I helped someone out with trying to find the Median and excluding the outliers. He had ~14K lines of data, at first he manually reviewed the data in a specific column and flagged which data points were outliers. That took a long time, was not very accurate and he had to do it for another 4 data points so it was a tough task to be done manually. He contacted me and I offered to take a look and try to see how it can be done in a better way.

Using Power Pivot

At first I wanted to use pivot tables, but median is not part of the values that you can choose from. So I looked it up and found Power Pivot. From what I saw and read power pivot as the name suggests is a stronger / more analytical form of pivot. Basically it allows you to calculate much more function than pivot. For pivot you only have 12 values – sum, count, min, max etc. In power pivot there are many more including Median.

How to install Power Pivot

In order to use power pivot you need to install it, it’s pretty simple.

Go to file>options>add-ins in the manage box at the bottom select “COM Add-ins” and click on go. Then check the box the left of Microsoft Power Pivot for Excel and click on ok.

Add in step 1
How to install Power Pivot
Add in step 2
How to install Power Pivot #2

How to calculate the Median

Next you need to setup the power pivot table. It starts the same as a regular pivot table, you select the date and click on insert pivot table. The only difference is that you need to check the box “Add this data to the data Model”.

How to create the power pivot
How to created the Power Pivot

After setting up the rows, columns and filters you want you can add the Median. To do that you need to add a Measure, this is done by clicking on the power pivot tab on top and clicking on new measure.

How to add a measure
How to add a measure

Next you need to select which measure to use. I recommend you give the measure a unique name + a description so it’s clear. After adding the text, click on fx and you will see all the possible measures available.

Median and Outliers
How to setup the measure

Now you get the formula and you can key in the input, in this case you need the set the range or the column of data that you want to perform the median. Some of them measures require more than one argument and you need to treat them like a regular function. Once that is completed you will have another data to plat with in the fields list. You will see fx before it indicating it’s a calculated measure. That was part 1 – how to quickly calculate the Median, now I needed to complete pare 2 – find the outliers.

How to find the Outliers?

To identify the outliers you need to calculate 5 elements :

  1. The first Quartile (Q1) – this number is the the upper boundary for the lowest 25% of the data.
  2. The third Quartile (Q3) – this number is the the upper boundary for the lowest 75% of the data.
  3. Interquartile range (IQR) = Q3-Q1 , simple formula
  4. Lower bound = Q1 – 1.5 * IQR
  5. Upper bound = Q3 +1.5 *IQR

These are taken from statistics and are a common practice.

Luckily I could calculate Q1 and Q3 using the measures in power pivot. To calculate Q1 or Q3 use PERCENTILE.INC or PERCENTILE.EXC depends if you want to include or exclude the first and last value in the data. Both formulas require the data you wish to work on and the % of values. For Q1 use 0.25 and for Q3 use 0.75.

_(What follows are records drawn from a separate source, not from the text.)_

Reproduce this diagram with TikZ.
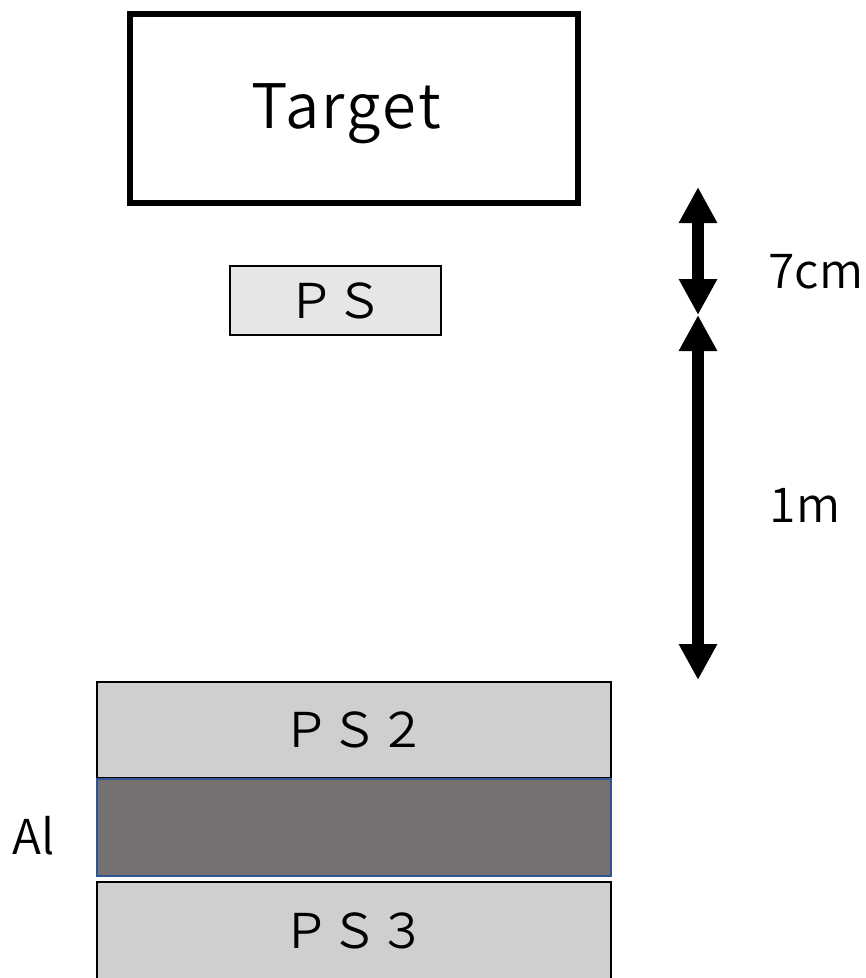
\documentclass[tikz,border=0pt]{standalone}
\usepackage{fontspec}
\setmainfont{Noto Sans CJK JP DemiLight}
\usetikzlibrary{arrows.meta}
\definecolor{psfill}{HTML}{E7E6E6}
\definecolor{ps2fill}{HTML}{D0CECE}
\definecolor{alfill}{HTML}{767171}
\definecolor{alline}{HTML}{2F5597}
\tikzset{
  box/.style={draw=black, rectangle, inner sep=0pt, font=\fontsize{36}{40}\selectfont},
  dimarrow/.style={line width=9pt, {Triangle[width=27pt,length=27pt]}-{Triangle[width=27pt,length=27pt]}},
  lbl/.style={inner sep=0pt, font=\fontsize{36}{40}\selectfont}
}
\begin{document}
\begin{tikzpicture}[x=0.75pt,y=-0.75pt]
\useasboundingbox (0,0) rectangle (866,978);
% Target
\node[box, line width=4.5pt, minimum width=336pt, minimum height=141.75pt,
      text height=33.7pt, text depth=3.8pt,
      font=\fontsize{46}{52}\selectfont\addfontfeature{LetterSpace=4}] (target) at (354,108.5) {Target\hspace*{12pt}};
% PS
\node[box, fill=psfill, line width=1.1pt, minimum width=158.25pt, minimum height=51.75pt] (ps) at (335.5,300.5) {ＰＳ};
% PS2
\node[box, fill=ps2fill, line width=1.5pt, minimum width=385.5pt, minimum height=72pt] (ps2) at (354,730) {ＰＳ２};
% Al
\node[box, draw=alline, fill=alfill, line width=1.5pt, minimum width=385.5pt, minimum height=72.75pt] (al) at (354,827.5) {};
% PS3
\node[box, fill=ps2fill, line width=1.5pt, minimum width=385.5pt, minimum height=72.75pt] (ps3) at (354,930.5) {ＰＳ３};
% arrows
\coordinate (a1) at (698,187);
\coordinate (a2) at (698,315);
\coordinate (a3) at (698,680);
\draw[dimarrow] (a1) -- (a2);
\draw[dimarrow] (a2) -- (a3);
% labels
\node[lbl] (l7) at (816,272) {7cm};
\node[lbl] (l1) at (805,505) {1m};
\node[lbl] (lal) at (34,836) {Al};
\end{tikzpicture}
\end{document}
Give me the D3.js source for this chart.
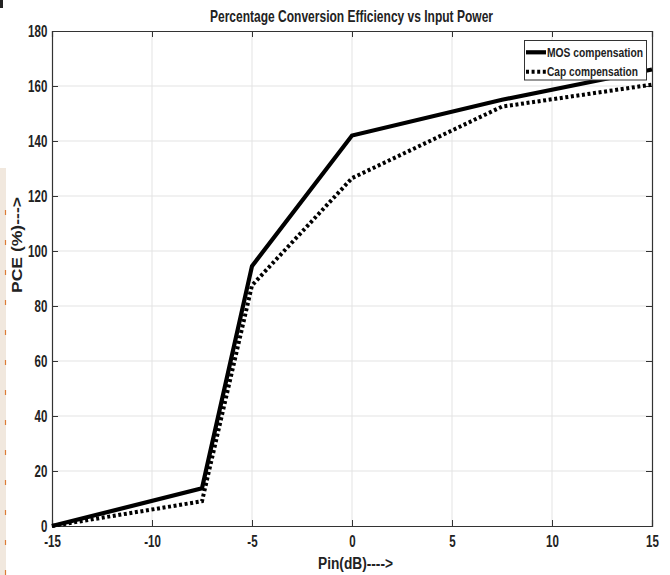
<!DOCTYPE html>
<html>
<head>
<meta charset="utf-8">
<script src="https://cdn.jsdelivr.net/npm/d3@7"></script>
<style>
  html, body { margin: 0; padding: 0; background: #fff; }
  svg { display: block; }
  text { font-family: "Liberation Sans", Arial, sans-serif; font-weight: bold; fill: #222; }
</style>
</head>
<body>
<svg id="chart" width="670" height="575"></svg>
<script>
// Input power (dB) sample points
const pinDb = [-15, -7.5, -5, 0, 7.5, 15];
// PCE (%) for each compensation scheme
const mosPce = [0, 13.7, 94.5, 142, 155, 166];
const capPce = [0, 9, 87.5, 126.5, 152.5, 160.5];
const seriesNames = ["MOS compensation", "Cap compensation"];
const xTicks = [-15, -10, -5, 0, 5, 10, 15];
const yTicks = [0, 20, 40, 60, 80, 100, 120, 140, 160, 180];

const svg = d3.select("#chart");
const plotL = 52, plotR = 652, plotT = 31, plotB = 526;
const condense = 0.72;   // horizontal squeeze for a condensed look

const x = d3.scaleLinear().domain([-15, 15]).range([plotL, plotR]);
const y = d3.scaleLinear().domain([0, 180]).range([plotB, plotT]);

// page-edge strip on the left
svg.append("rect").attr("x", 0).attr("y", 168).attr("width", 6).attr("height", 407)
  .attr("fill", "#f1e8de");
d3.range(210, 575, 30).forEach(yy => {
  svg.append("line").attr("x1", 5.5).attr("x2", 5.5).attr("y1", yy).attr("y2", yy + 5)
    .attr("stroke", "#dc7c36").attr("stroke-width", 1.2);
});
svg.append("rect").attr("x", 0).attr("y", 0).attr("width", 3).attr("height", 8).attr("fill", "#222");

// grid
const grid = svg.append("g").attr("stroke", "#e3e3e3").attr("stroke-width", 1);
xTicks.slice(1, -1).forEach(t => {
  grid.append("line").attr("x1", x(t)).attr("x2", x(t)).attr("y1", plotT).attr("y2", plotB);
});
yTicks.slice(1, -1).forEach(t => {
  grid.append("line").attr("x1", plotL).attr("x2", plotR).attr("y1", y(t)).attr("y2", y(t));
});

// axes with inward ticks on all four sides
const axisColor = "#333";
const plain = d => String(d);
const gB = svg.append("g").attr("transform", `translate(0,${plotB})`)
  .call(d3.axisBottom(x).tickValues(xTicks).tickSize(-6).tickPadding(10).tickFormat(plain));
const gT = svg.append("g").attr("transform", `translate(0,${plotT})`)
  .call(d3.axisTop(x).tickValues(xTicks).tickSize(-6).tickFormat(""));
const gL = svg.append("g").attr("transform", `translate(${plotL},0)`)
  .call(d3.axisLeft(y).tickValues(yTicks).tickSize(-6).tickPadding(6.5).tickFormat(plain));
const gR = svg.append("g").attr("transform", `translate(${plotR},0)`)
  .call(d3.axisRight(y).tickValues(yTicks).tickSize(-6).tickFormat(""));
[gB, gT, gL, gR].forEach(g => {
  g.attr("font-family", null).attr("font-size", null);
  g.select(".domain").attr("stroke", axisColor).attr("stroke-width", 1.2);
  g.selectAll(".tick line").attr("stroke", axisColor).attr("stroke-width", 1);
  g.selectAll("text").attr("font-size", 16).attr("fill", "#222")
    .attr("transform", `scale(${condense},1)`);
});

// series lines
const line = d3.line().x((d, i) => x(pinDb[i])).y(d => y(d));
svg.append("path").datum(capPce).attr("d", line)
  .attr("fill", "none").attr("stroke", "#000").attr("stroke-width", 4)
  .attr("stroke-dasharray", "3,2.6");
svg.append("path").datum(mosPce).attr("d", line)
  .attr("fill", "none").attr("stroke", "#000").attr("stroke-width", 4.2)
  .attr("stroke-linejoin", "miter");

// title and axis labels
svg.append("text").attr("x", 210).attr("y", 22)
  .attr("font-size", 16.5).attr("textLength", 283).attr("lengthAdjust", "spacingAndGlyphs")
  .text("Percentage Conversion Efficiency vs Input Power");
svg.append("text").attr("x", 318).attr("y", 569)
  .attr("font-size", 16).attr("textLength", 75).attr("lengthAdjust", "spacingAndGlyphs")
  .text("Pin(dB)---->");
svg.append("text").attr("transform", "translate(22,245) rotate(-90)").attr("text-anchor", "middle")
  .attr("font-size", 14).attr("textLength", 96).attr("lengthAdjust", "spacingAndGlyphs")
  .text("PCE (%)--->");

// legend
const lg = svg.append("g");
lg.append("rect").attr("x", 524.5).attr("y", 40.5).attr("width", 122).attr("height", 39.5)
  .attr("fill", "#fff").attr("stroke", "#333").attr("stroke-width", 1);
const legendY = [52.3, 71.7];
const legendW = [96, 91];
lg.append("line").attr("x1", 526).attr("x2", 546).attr("y1", legendY[0]).attr("y2", legendY[0])
  .attr("stroke", "#000").attr("stroke-width", 4.2);
lg.append("line").attr("x1", 526).attr("x2", 546).attr("y1", legendY[1]).attr("y2", legendY[1])
  .attr("stroke", "#000").attr("stroke-width", 4).attr("stroke-dasharray", "3,2.6");
seriesNames.forEach((n, i) => {
  lg.append("text").attr("x", 547).attr("y", legendY[i] + 4.6).attr("font-size", 12.5)
    .attr("textLength", legendW[i]).attr("lengthAdjust", "spacingAndGlyphs").text(n);
});
</script>
</body>
</html>
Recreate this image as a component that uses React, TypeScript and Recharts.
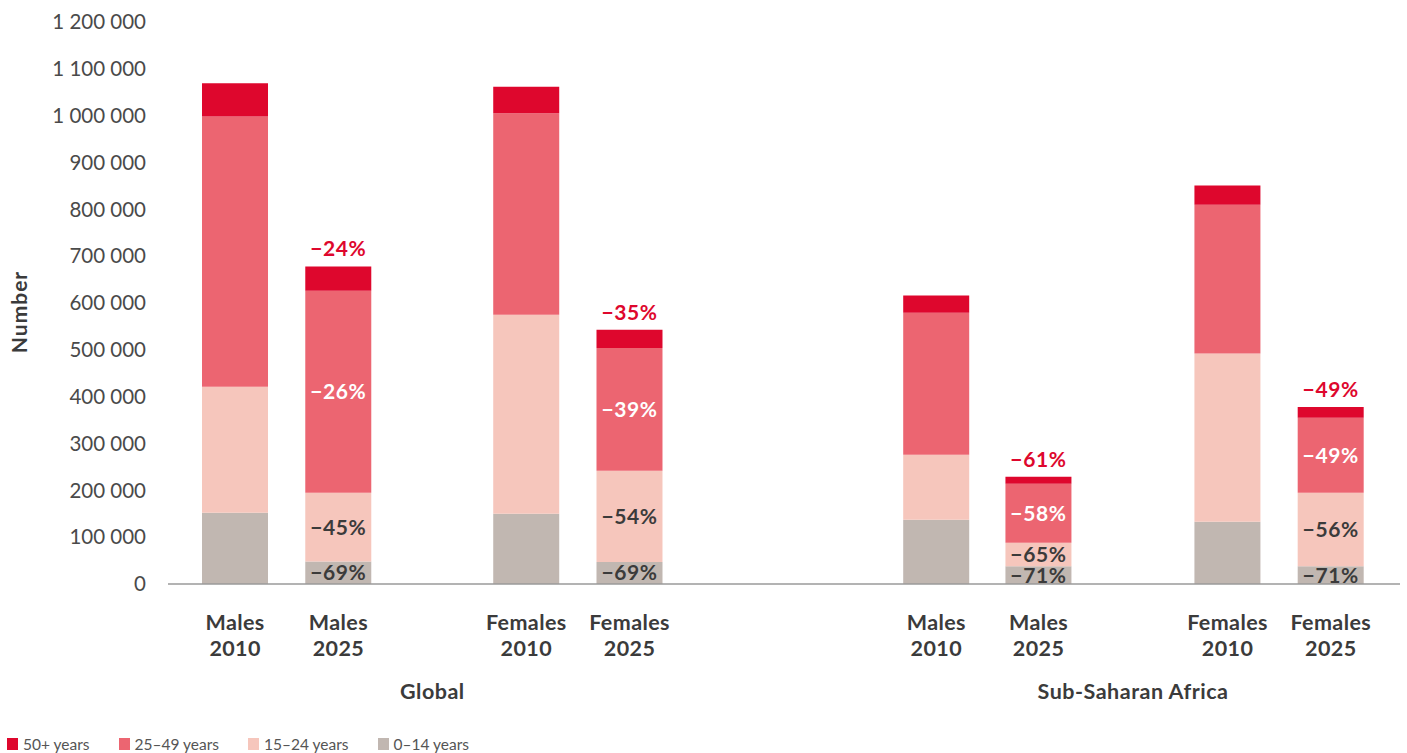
import { Bar, BarChart, LabelList, XAxis, YAxis } from "recharts";

const categories = [
  "Males 2010",
  "Males 2025",
  "Females 2010",
  "Females 2025",
  "Males 2010",
  "Males 2025",
  "Females 2010",
  "Females 2025",
];

const groups = ["Global", "Sub-Saharan Africa"];

// values
const age0to14 = [152000, 48000, 150000, 47000, 137000, 38000, 133000, 38000];
const age15to24 = [269000, 147000, 425000, 195000, 139000, 50000, 359000, 157000];
const age25to49 = [577000, 431000, 430000, 262000, 303000, 126000, 318000, 160000];
const age50plus = [71000, 52000, 57000, 39000, 37000, 15000, 41000, 23000];

const change0to14 = [null, "−69%", null, "−69%", null, "−71%", null, "−71%"];
const change15to24 = [null, "−45%", null, "−54%", null, "−65%", null, "−56%"];
const change25to49 = [null, "−26%", null, "−39%", null, "−58%", null, "−49%"];
const change50plus = [null, "−24%", null, "−35%", null, "−61%", null, "−49%"];

const yTicks = [0, 100000, 200000, 300000, 400000, 500000, 600000, 700000, 800000, 900000, 1000000, 1100000, 1200000];

// slot of each bar along the x axis (bars grouped in pairs)
const slots = [0, 1, 2.82, 3.82, 6.79, 7.78, 9.61, 10.61];
const groupSlots = [(slots[1] + slots[2]) / 2, (slots[5] + slots[6]) / 2];

const COLORS = {
  a50: "#DE072D",
  a25: "#EC6571",
  a15: "#F6C6BC",
  a0: "#C1B7B1",
};

const FONT = "Lato, 'Open Sans', sans-serif";

const data = categories.map((name, i) => ({
  name,
  slot: slots[i],
  a0: age0to14[i],
  a15: age15to24[i],
  a25: age25to49[i],
  a50: age50plus[i],
  l0: change0to14[i],
  l15: change15to24[i],
  l25: change25to49[i],
  l50: change50plus[i],
}));

const formatNumber = (v: number) => v.toLocaleString("en-US").replace(/,/g, " ");

function CategoryTick(props: any) {
  const { x, y, payload } = props;
  const idx = slots.indexOf(payload.value);
  if (idx < 0) return null;
  const [word, year] = categories[idx].split(" ");
  const common = {
    textAnchor: "middle" as const,
    fill: "#3b3b3b",
    fontSize: 21.5,
    fontWeight: 700,
    fontFamily: FONT,
    letterSpacing: 0.4,
  };
  return (
    <g>
      <text x={x} y={y + 46} {...common}>
        {word}
      </text>
      <text x={x} y={y + 72} {...common}>
        {year}
      </text>
    </g>
  );
}

function GroupTick(props: any) {
  const { x, y, payload } = props;
  const idx = groupSlots.indexOf(payload.value);
  if (idx < 0) return null;
  return (
    <text
      x={x}
      y={y + 35}
      textAnchor="middle"
      fill="#3b3b3b"
      fontSize={21.5}
      fontWeight={700}
      fontFamily={FONT}
      letterSpacing={0.5}
    >
      {groups[idx]}
    </text>
  );
}

function AxisTitle(props: any) {
  const { viewBox } = props;
  const cx = 18;
  const cy = viewBox.y + viewBox.height / 2 + 9;
  return (
    <text
      x={cx}
      y={cy}
      transform={`rotate(-90, ${cx}, ${cy})`}
      textAnchor="middle"
      dominantBaseline="central"
      fill="#3b3b3b"
      fontSize={21}
      fontWeight={700}
      fontFamily={FONT}
      letterSpacing={1}
    >
      Number
    </text>
  );
}

const legendItems = [
  { label: "50+ years", color: COLORS.a50 },
  { label: "25–49 years", color: COLORS.a25 },
  { label: "15–24 years", color: COLORS.a15 },
  { label: "0–14 years", color: COLORS.a0 },
];

const labelStyle = { fontSize: 21, fontWeight: 700, fontFamily: FONT, letterSpacing: 0.6 };

export default function App() {
  return (
    <div style={{ position: "absolute", left: 0, top: 0, width: 1407, height: 753, background: "#fff" }}>
      <BarChart
        width={1407}
        height={753}
        data={data}
        margin={{ top: 22, right: 7, bottom: 49, left: 0 }}
        barSize={66}
      >
        <XAxis
          dataKey="slot"
          type="number"
          domain={[-0.65, 11.28]}
          ticks={slots}
          interval={0}
          height={80}
          tickSize={0}
          tickMargin={0}
          tickLine={false}
          axisLine={{ stroke: "#9a9a9a", strokeWidth: 1.5 }}
          tick={<CategoryTick />}
        />
        <XAxis
          xAxisId="g"
          dataKey="slot"
          type="number"
          domain={[-0.65, 11.28]}
          ticks={groupSlots}
          interval={0}
          height={40}
          tickSize={0}
          tickMargin={0}
          tickLine={false}
          axisLine={false}
          tick={<GroupTick />}
        />
        <YAxis
          type="number"
          domain={[0, 1200000]}
          ticks={yTicks}
          interval={0}
          width={168}
          tickSize={0}
          tickMargin={22}
          axisLine={false}
          tickLine={false}
          tickFormatter={formatNumber}
          tick={{ fill: "#4a4a4a", fontSize: 20.5, fontFamily: FONT }}
          label={<AxisTitle />}
        />
        <Bar dataKey="a0" stackId="s" fill={COLORS.a0} isAnimationActive={false}>
          <LabelList dataKey="l0" position="center" fill="#3b3b3b" style={labelStyle} />
        </Bar>
        <Bar dataKey="a15" stackId="s" fill={COLORS.a15} isAnimationActive={false}>
          <LabelList dataKey="l15" position="center" fill="#3b3b3b" style={labelStyle} />
        </Bar>
        <Bar dataKey="a25" stackId="s" fill={COLORS.a25} isAnimationActive={false}>
          <LabelList dataKey="l25" position="center" fill="#ffffff" style={labelStyle} />
        </Bar>
        <Bar dataKey="a50" stackId="s" fill={COLORS.a50} isAnimationActive={false}>
          <LabelList dataKey="l50" position="top" offset={10} fill={COLORS.a50} style={labelStyle} />
        </Bar>
      </BarChart>
      <div
        style={{
          position: "absolute",
          left: 7,
          top: 735,
          height: 18,
          display: "flex",
          alignItems: "center",
          gap: 29,
          fontFamily: FONT,
          fontSize: 15.5,
          color: "#555",
        }}
      >
        {legendItems.map((it) => (
          <div key={it.label} style={{ display: "flex", alignItems: "center", gap: 5 }}>
            <span style={{ display: "inline-block", width: 11, height: 12, background: it.color }} />
            <span>{it.label}</span>
          </div>
        ))}
      </div>
    </div>
  );
}
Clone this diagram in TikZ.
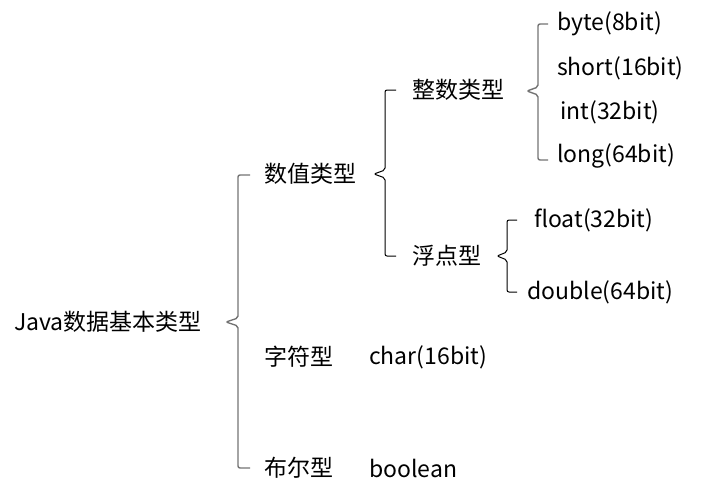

Once we calculated Q1,Q3 I added three measures with the formulas above and now we have a power pivot table with all 5 elements and most importantly the upper and lower bound. We are going to use them in our original data table.

Passing the outliers to the original database

Now that we have the bounds set up, we need to add them to our original database. That way we can add a simple formula for each line and identify if this row is an outlier. To achieve this I simply used Sumifs to pull the lower and upper bound from the power pivot. If you are not familiar with this function, pleas click on this link for a detailed description – Sumifs.

Depending on the outliers you are building, you would need to set up the ifs part accordingly. Once you build the lower and upper bound with the sumifs, you can add a simple formula about if the value is between them. If not that it’s an outlier. Now you can use that new column as a filter in your power pivot table.

This method is very simple and efficient , for this customer I created 3 different median and outliers so it was very handy for me.